La fixation d'un prix du carbone interne robuste aligné sur le zéro net est un moyen d'évaluer la rentabilité d'un projet selon différents scénarios. Great Portland Estates est allé plus loin que de nombreuses autres sociétés immobilières, en fixant un prix du carbone de £95 par tonne qui alimente son fonds de décarbonation, soutenant les rénovations et l'accélération de la décarbonation à Londres.

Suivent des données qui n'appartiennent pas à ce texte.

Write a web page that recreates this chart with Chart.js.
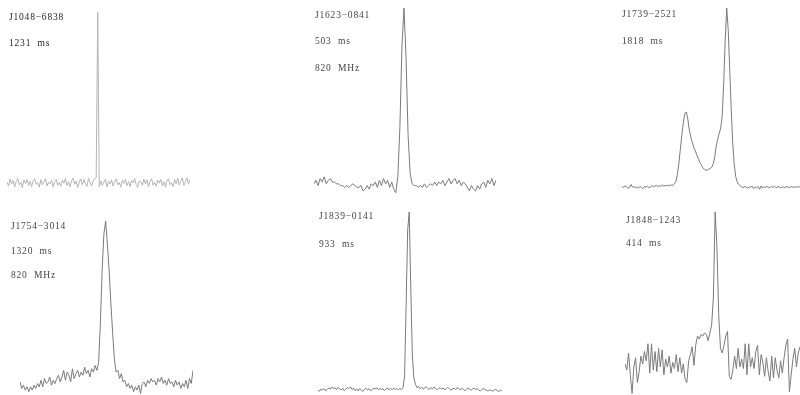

Recadrer la réflexion sur l'ESG
De nombreuses entreprises se sentent prises au dépourvu par l'évolution du paysage réglementaire en termes de net zéro et d'ESG. De manière anecdotique, nous savons que les équipes chargées du développement durable passent une bonne partie de l'année à préparer les documents à publier, ce qui signifie qu'elles répondent aux exigences/processus actuels plutôt que de se préparer aux exigences futures ou, de manière optimiste, de les façonner. Comme nous l'avons mentionné, l'ensemble des réglementations de l'UE envoie un signal fort aux marchés, à savoir que les intérêts ESG sont aussi importants que les intérêts financiers, un ébranlement nécessaire pour le secteur. Par conséquent, les entreprises qui se distingueront au cours des prochaines années sont celles qui adoptent véritablement une vision à long terme, en reconnaissant que la décarbonation n'est qu'un élément d'un ensemble plus large de mesures de protection ESG. En fin de compte, il s'agit de reconnecter le récit ESG à l'objectif de l'organisation qui est, sans aucun doute, de créer et de connecter les gens à la valeur. En vertu de la nouvelle réglementation, une entreprise ne peut pas simultanément créer de la valeur à un endroit et la détruire à un autre. Peut-être cela permettra-t-il aux organisations de réfléchir de manière plus innovante à la façon dont elles peuvent développer leurs actifs de manière plus flexible et résiliente.